James Cuthbertson was one of the most skilful weavers in Parkhead.  He had a four loom shop in Browns Land where I wove under him for some time yielding 25% of my earnings in return for the use of the loom and his supervision.  The class of the work was of the “button steak” order considered one of the most advanced branches of the trade.  He was a man of regular and steady habits, deeply skilled in the complicated mountings of webs and was often consulted by others less gifted than him.

Samuel Harper

Sam Harper is one of the few it has been my pleasure to note as a “brand plucked for the burning.”  He used to be one of the wettest mortals in the whole district, so much so that as a hanger about Johnnie Murray’s he has been known at election times to run all the way to the Exchange from Parkhead several times in a day to get the state of the Poll which was published from time to time as the voting proceeded, the distance the double way, of quite four miles, for a glass of whisky.  But Sam reformed in his latter years and became a total abstainer of the most pronounced type.  In his latter years he became keeper of the Parkhead Public Halls and discharged his duties there with the most scrupulosity and integrity, remaining a teetotaller to the end.  He died much regretted and respected.
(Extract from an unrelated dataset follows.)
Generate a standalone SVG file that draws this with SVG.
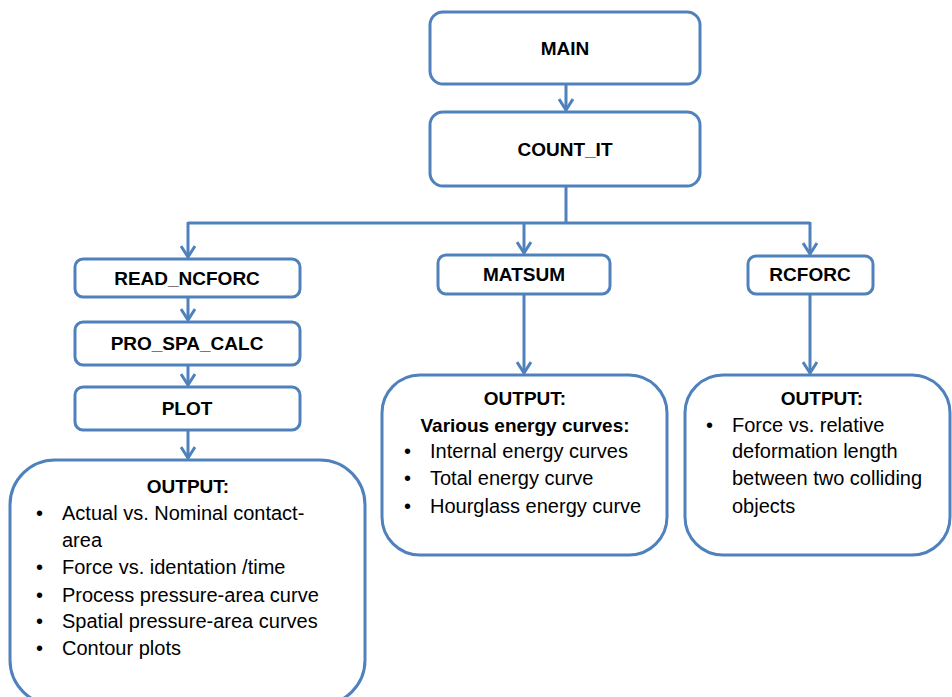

He was quiet in demeanour, unobtrusive in manner and obliging in disposition.

James Martin

I have now reached what I intend shall be the last of these character sketches, at least for the time being.  In dealing with them I have felt as if it were living my youth over again but with a deeper sense of light and shadows that surrounded the figures that so variously performed their little parts in the grand drama of life.  James Martin as he appeared to me in my younger days was a sturdy, robust fresh looking man, light of heart and full of energy.  He was hand and glove with most of the old weavers about the place, had a strong bias for political discussion and could keep up his end of the argument with a flow and vigour of speech that overwhelmed it did and convinces his opponents.  In his early days ne was strongly radical and I have often heard him at the street corners among a group of idle weavers expatiating on the blessings of the repeal of the Corn Laws and the extension of the political Franchise.  He gradually toned down as he grew older until at last he emerged as a fully fledged Tory or as he himself called it radical conservatism.  He at last managed to fight his way into the Town Council as a member for an east end ward where he retained his seat for many years in spite of strong opposition at times.  He usually spoke in fairly broad Scotch and could meet the hecklers at their own game, his arrows of mother wit and biting sarcasm often piercing the thickest hide and entering the dullest intellect.  He rose to the magistracy and disponed justice to some years with an impartiality of mind and soundness of judgement that won for him a name that lived long in the memories of a far wider circle than that which elected him.  His memory has been perpetuated by the erection of a drinking fountain on Glasgow Green opposite the Peoples Palace.